The plan as now produced was first taken to department heads for review and consideration before also being taken to the Pelham Personnel Board.
“They unanimously and quickly approved this year’s plan, and so we brought it to (the Council),” Hill said.
Pelham’s new compensation plan was then approved unanimously by the Council along with two other measures related to compensation, including one intricately linked and affected by the plan.
“The city manager’s position is not part of the classified plan, it is a contracted position,” Hill said. “(Gretchen DiFante’s) contract is negotiated with the Council and ordinarily she would renegotiate that contract along with (the Council’s) term. Because we have the extra Gov. (Kay) Ivey year, it would mean that there would be another year before she would have the chance to negotiate her contract, meaning that her pay would stay the same in that time.”
According to Hill, the city of Pelham works to maintain a guideline that all supervisors receive compensation two to three grades ahead of those that they directly manage or oversee. Therefore, it quickly became a focus to also address the compensation of the city manager’s position.
“Even though the city manager is not a part of the classified plan, it became very apparent that we really could not look at (updating) the compensation plan without also considering the city manager’s pay rate,” Hill said. “We realized that with this compensation plan, our city manager would have to write reports to those who would then make more than her.”
To combat this issue, Hill and her team also requested market data for comparable city managers in Alabama.
That data showed that DiFante was already underpaid when placed alongside comparable positions in other municipalities.
“Rather than being at P50, she was about at P38,” Hill said. “That’s not very high.”
Hill highlighted that only three city managers in the state of Alabama are actually certified city managers, with one of them being DiFante.

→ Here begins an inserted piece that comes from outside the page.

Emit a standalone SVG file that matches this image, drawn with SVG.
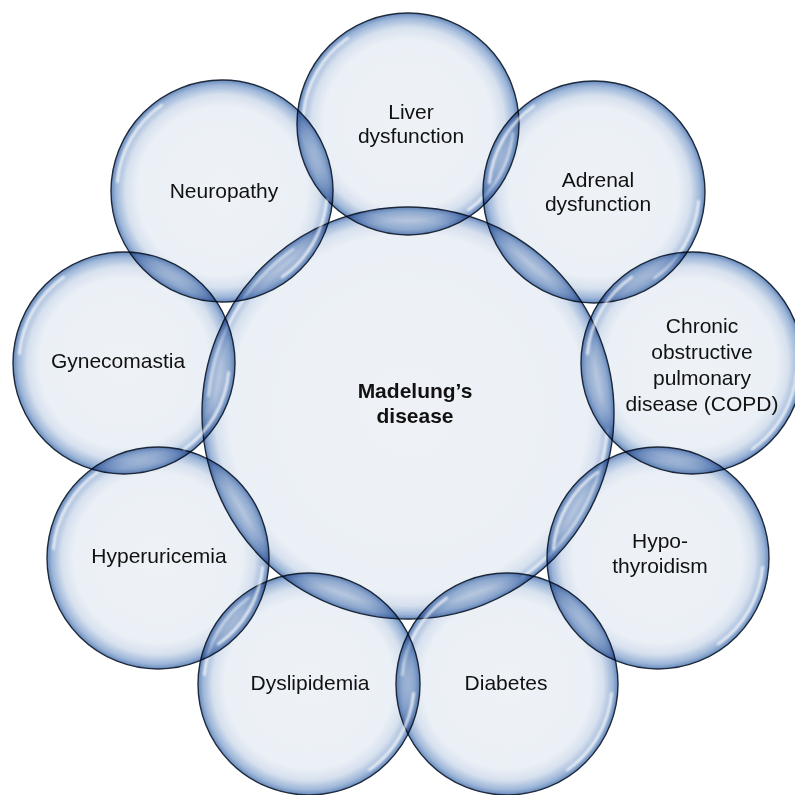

“She is one of those three, so really she should be on the high end of the scale rather than on the low end,” Hill said. “Rather than at P38 she should really be above P50 considering the certification.”
Given those findings, Hill endorsed a pay increase for DiFante to take effect for the remainder of her current contract to offset the imbalance and ensure DiFante was compensated more than those she supervises.

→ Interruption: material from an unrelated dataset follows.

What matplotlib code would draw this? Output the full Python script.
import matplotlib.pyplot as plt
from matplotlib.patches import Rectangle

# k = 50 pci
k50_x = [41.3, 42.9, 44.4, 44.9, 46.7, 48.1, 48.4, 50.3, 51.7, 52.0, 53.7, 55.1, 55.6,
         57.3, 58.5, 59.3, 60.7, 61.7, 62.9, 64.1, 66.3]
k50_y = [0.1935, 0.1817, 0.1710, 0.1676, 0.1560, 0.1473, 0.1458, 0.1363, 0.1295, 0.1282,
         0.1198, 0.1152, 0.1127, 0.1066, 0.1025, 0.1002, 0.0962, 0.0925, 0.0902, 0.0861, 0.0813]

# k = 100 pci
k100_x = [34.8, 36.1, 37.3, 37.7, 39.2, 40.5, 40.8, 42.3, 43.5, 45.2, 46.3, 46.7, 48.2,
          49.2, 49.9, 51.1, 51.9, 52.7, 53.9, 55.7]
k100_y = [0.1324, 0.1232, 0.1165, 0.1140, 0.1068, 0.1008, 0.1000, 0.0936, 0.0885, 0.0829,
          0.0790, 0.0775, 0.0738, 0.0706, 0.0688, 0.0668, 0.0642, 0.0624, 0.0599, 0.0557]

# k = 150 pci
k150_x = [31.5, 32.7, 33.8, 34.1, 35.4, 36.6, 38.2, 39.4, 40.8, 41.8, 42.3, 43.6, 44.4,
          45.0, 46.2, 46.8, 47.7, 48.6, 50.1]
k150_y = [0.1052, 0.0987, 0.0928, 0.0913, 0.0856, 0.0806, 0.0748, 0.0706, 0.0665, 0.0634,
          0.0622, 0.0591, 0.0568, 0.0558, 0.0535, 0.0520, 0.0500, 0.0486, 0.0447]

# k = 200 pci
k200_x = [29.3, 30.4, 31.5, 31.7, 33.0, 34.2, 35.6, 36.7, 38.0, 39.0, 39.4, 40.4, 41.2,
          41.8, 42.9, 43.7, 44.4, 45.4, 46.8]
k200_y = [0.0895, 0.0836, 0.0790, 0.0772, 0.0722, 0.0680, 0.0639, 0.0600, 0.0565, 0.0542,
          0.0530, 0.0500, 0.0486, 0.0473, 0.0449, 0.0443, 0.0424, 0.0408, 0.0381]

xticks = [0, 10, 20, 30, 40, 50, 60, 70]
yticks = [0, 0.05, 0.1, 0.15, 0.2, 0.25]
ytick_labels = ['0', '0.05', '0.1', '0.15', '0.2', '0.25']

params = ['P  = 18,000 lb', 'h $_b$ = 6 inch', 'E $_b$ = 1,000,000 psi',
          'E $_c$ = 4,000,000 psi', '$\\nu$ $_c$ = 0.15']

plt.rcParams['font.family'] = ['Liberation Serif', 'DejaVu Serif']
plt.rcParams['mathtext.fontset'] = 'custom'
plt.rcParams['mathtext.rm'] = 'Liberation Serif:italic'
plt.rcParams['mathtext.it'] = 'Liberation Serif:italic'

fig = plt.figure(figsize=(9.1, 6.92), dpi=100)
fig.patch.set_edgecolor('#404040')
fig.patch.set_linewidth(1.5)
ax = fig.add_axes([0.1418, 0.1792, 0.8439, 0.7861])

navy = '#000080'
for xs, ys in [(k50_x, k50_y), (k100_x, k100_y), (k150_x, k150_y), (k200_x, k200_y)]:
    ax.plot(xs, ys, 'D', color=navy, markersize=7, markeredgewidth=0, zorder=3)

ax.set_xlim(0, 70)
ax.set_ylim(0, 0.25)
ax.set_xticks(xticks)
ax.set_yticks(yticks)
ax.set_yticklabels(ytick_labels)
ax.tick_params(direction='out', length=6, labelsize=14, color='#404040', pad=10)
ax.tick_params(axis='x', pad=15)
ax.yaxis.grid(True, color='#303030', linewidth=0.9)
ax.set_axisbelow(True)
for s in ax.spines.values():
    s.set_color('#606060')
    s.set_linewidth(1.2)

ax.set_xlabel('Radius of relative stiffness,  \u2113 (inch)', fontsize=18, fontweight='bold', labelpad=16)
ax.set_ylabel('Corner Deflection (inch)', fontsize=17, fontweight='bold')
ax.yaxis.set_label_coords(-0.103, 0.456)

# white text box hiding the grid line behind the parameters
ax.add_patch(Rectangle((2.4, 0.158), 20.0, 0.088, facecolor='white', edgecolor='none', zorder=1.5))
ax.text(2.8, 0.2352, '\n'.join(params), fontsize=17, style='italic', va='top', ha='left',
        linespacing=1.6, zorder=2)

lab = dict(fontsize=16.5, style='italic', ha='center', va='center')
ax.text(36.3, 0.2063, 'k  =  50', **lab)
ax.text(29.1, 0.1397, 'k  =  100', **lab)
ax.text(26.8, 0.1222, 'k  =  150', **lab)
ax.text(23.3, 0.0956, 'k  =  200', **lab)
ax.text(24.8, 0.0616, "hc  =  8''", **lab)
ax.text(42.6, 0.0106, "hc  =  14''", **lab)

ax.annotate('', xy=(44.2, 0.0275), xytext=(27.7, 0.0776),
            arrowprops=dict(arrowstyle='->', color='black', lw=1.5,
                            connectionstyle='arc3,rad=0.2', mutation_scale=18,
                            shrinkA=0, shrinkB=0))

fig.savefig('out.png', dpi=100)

“I was very conservative in my recommendation, but I do think that without it, we would have inequity internally,” Hill said.

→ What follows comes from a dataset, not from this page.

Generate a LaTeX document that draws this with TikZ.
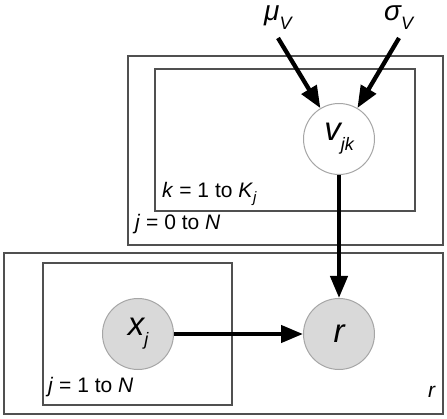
\documentclass[tikz,border=0pt]{standalone}
\usepackage{fontspec}
\setmainfont{Liberation Sans}
\usetikzlibrary{arrows.meta}
\definecolor{platec}{HTML}{505050}
\definecolor{nodefill}{HTML}{D9D9D9}
\definecolor{nodeline}{HTML}{A6A6A6}
\newcommand\lowsub[3]{\raisebox{-#2}{\fontsize{#3}{#3}\selectfont\itshape #1}}
\tikzset{
  plate/.style={draw=platec, line width=1.8pt},
  rv/.style={circle, draw=nodeline, line width=1pt, minimum size=71pt, inner sep=0pt, font=\fontsize{33}{33}\selectfont\itshape},
  obs/.style={rv, fill=nodefill},
  latent/.style={rv, fill=white},
  edge/.style={line width=4.3pt, -{Triangle[length=22pt,width=17pt]}},
  lbl/.style={anchor=base west, inner sep=0pt, font=\fontsize{21}{21}\selectfont},
  hyper/.style={anchor=base west, inner sep=0pt, font=\fontsize{28}{28}\selectfont\itshape}
}
\begin{document}
\begin{tikzpicture}[x=1pt,y=-1pt]
\useasboundingbox (0,0) rectangle (447,419);
\draw[plate] (128,56) rectangle (443,245);
\draw[plate] (155,69) rectangle (415,211);
\draw[plate] (4,253) rectangle (443,414);
\draw[plate] (43,263) rectangle (232,405);
\node[latent] (v) at (339,139) {v\lowsub{jk}{10pt}{18}};
\node[obs] (x) at (138,334) {x\lowsub{j}{10pt}{18}};
\node[obs] (r) at (339,334) {r};
\node[hyper] (mu) at (264,21) {μ\lowsub{V}{9pt}{18}};
\node[hyper] (sigma) at (384,21) {σ\lowsub{V}{9pt}{18}};
\coordinate (mus) at (278,38);
\coordinate (sis) at (399,38);
\draw[edge] (mus) -- (v);
\draw[edge] (sis) -- (v);
\draw[edge] (v) -- (r);
\draw[edge] (x) -- (r);
\node[lbl] (lk) at (162,198) {\textit{k} = 1 to \textit{K}\lowsub{j}{5pt}{15}};
\node[lbl] (lj0) at (135,230) {\textit{j} = 0 to \textit{N}};
\node[lbl] (lj1) at (48,392) {\textit{j} = 1 to \textit{N}};
\node[lbl] (lr) at (428,397) {\textit{r}};
\end{tikzpicture}
\end{document}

Pelham Mayor Gary Waters further endorsed DiFante’s increase while endorsing her performance publicly.
“I’ve never seen a body that is more concerned with equity, fairness and competitiveness like this body is,” Waters said. “What I find so right about this measure is that as Gretchen’s value to this organization increases it should be reflected in her compensation.”
The new compensation plan, now approved, will go into effect on Tuesday, Oct. 1.
“We know how important it is to retain top talent,” Pelham City Council President Maurice Mercer said. “We know that we have it. This is the opportunity to make sure that we invest back in them.”
Also included in compensation changes were the implementation of a night shift compensation stipend for those working in the Pelham Police Department.
“This requested resolution is meant to hopefully entice some of our senior officers to remain on night shift and the dispatchers alike,” Pelham Police Chief Brent Sugg said. “This is to encourage them to remain on those shifts where we have some seniority. Generally, as we get newer officers they tend to go to that shift—but this is just a little bit of an incentive to help them out for working the 6 p.m. to 6 a.m. shift.”
As passed, the night shift stipend will provide $100 per pay period for police officers working night shifts. It will also compensate dispatchers working the 10 p.m. to 6 a.m. shift with a stipend of $75 per pay period and dispatchers working the 2 p.m. to 10 p.m. shift with $50 per pay period.
There is also a 3 percent cost-of-living adjustment that is currently being discussed for inclusion in the city’s budget for the 2025 fiscal year. This increase, as proposed, is intended to offset those with positions that have already reached P50 and would otherwise not receive a raise as part of the updated compensation plan.